From: Alex Hornung <ahornung@xxxxxxxxx>
Date: Wed, 28 Jul 2010 17:39:50 +0100

On 28 July 2010 17:14, Adam Vande More <amvandemore@gmail.com> wrote:
> [...]
> Well it's 3 main actually(up, down, and event threads basically), and
> depending on the module you can spawn other kernel threads to handle
> asynchronous stuff to pass off when it's ready.  The design has awfully nice
> performance characteristics like there is a centralized place for bio stuff,
> optimization would seem to be much easier to implement.  You can see
> evidence of this when using something like gjournal.  On gjournaled device,
> single threaded IO takes a big hit putting it in the Linux realm of
> performance, however as the threads grow, so does the ability to optimize
> requests being sent to physical devices.  That's why gjournal devices scale
> so much better as concurrency grows.  I have not observed any performance
> bottlenecks on my GEOM ssd devices and I have no idea what a theoretical or
> real-world maximum would be on the GEOM design.

I absolutely don't see how forcing the I/O from N different threads
onto 2 (events are not I/O effectively) is better than having each I/O
maintain (mostly) it's own context. Your particular case may not
suffer from any performance impact, but I was mostly talking about a
future-proof solution.

> [...]
> Are you taking about the g_linux_lvm module?  I would not consider that huge
> ~1200 lines.  That's tiny compared to what you had to go through to import.
> Now let's see you write an io scheduler for the new devices.  See my point?

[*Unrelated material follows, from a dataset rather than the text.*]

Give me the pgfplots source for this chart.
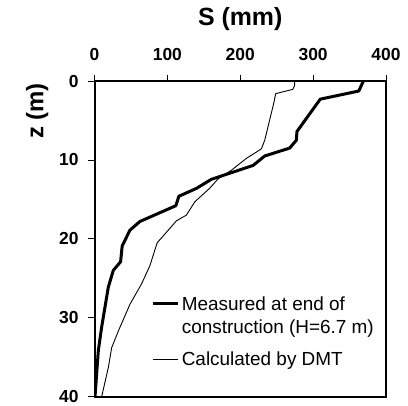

I mean every module that needs metadata. From the top of my head I
could mention the lvm parser and geli, but I'd suspect most others,
too. So GEOM has a lvm parser that is utterly incomplete and obviously
offers no management whatsoever. How is that superior to having most
of the lvm functionality (in userland), easy to keep up to date and
offering the same tools as on Linux? In any case this is not about LVM
vs geom since LVM is only one consumer of the device mapper.

Now let's see... you write an I/O scheduler on DragonFly... you simply
use the dsched framework which fits nicely on top of the disk
subsystem. As a matter of fact I could even change dm slightly to use
the disk subsystem, too, and hence allow I/O schedulers, mbr, gpt and
disklabels on top of dm devices, but I don't think there's much point
to it at this time.

>  [...]
> Perhap they would, hard to say though.  If someone is able to learn LVM/DM
> stuff though, they certainly would be able to GEOM.  LVM does have a few
> advantages over GEOM like being able to resize on the fly, but that
> functionality does not work here.

My point is that there's no need to learn anything new. Also, this is
completely subjetive. Maybe you prefer GEOM; I'd argue some of the
Linux counterparts are way more intuitive.
LVM is only one consumer of device mapper as I said before, so there's
really no point in doing this comparison. LVM was imported strictly
because of the compatibility with Linux. cryptsetup is another
consumer of device mapper, which offers a different interface. My
point here is that it's extremely simple to write userland tools to
fit anyone's needs. I'm currently working on a mirror target for the
device mapper; it'll also have its own userland tool, and not
dependent on LVM which you seem to find cumbersome.

> [...]
> I know of the differences I guess I didn't relay my whole thought here.
> gpart was brought up because it's a geom class, and it does have more
> functionality than the existing D_BSD support(the man page notes there is
> much to be done).  My point is that loader support would also be easier to
> import if it had the same target, the geom_part_gpt class.

I still don't get your point. GPT support in the loader is not
assisted in any way by geom or any other similar mess.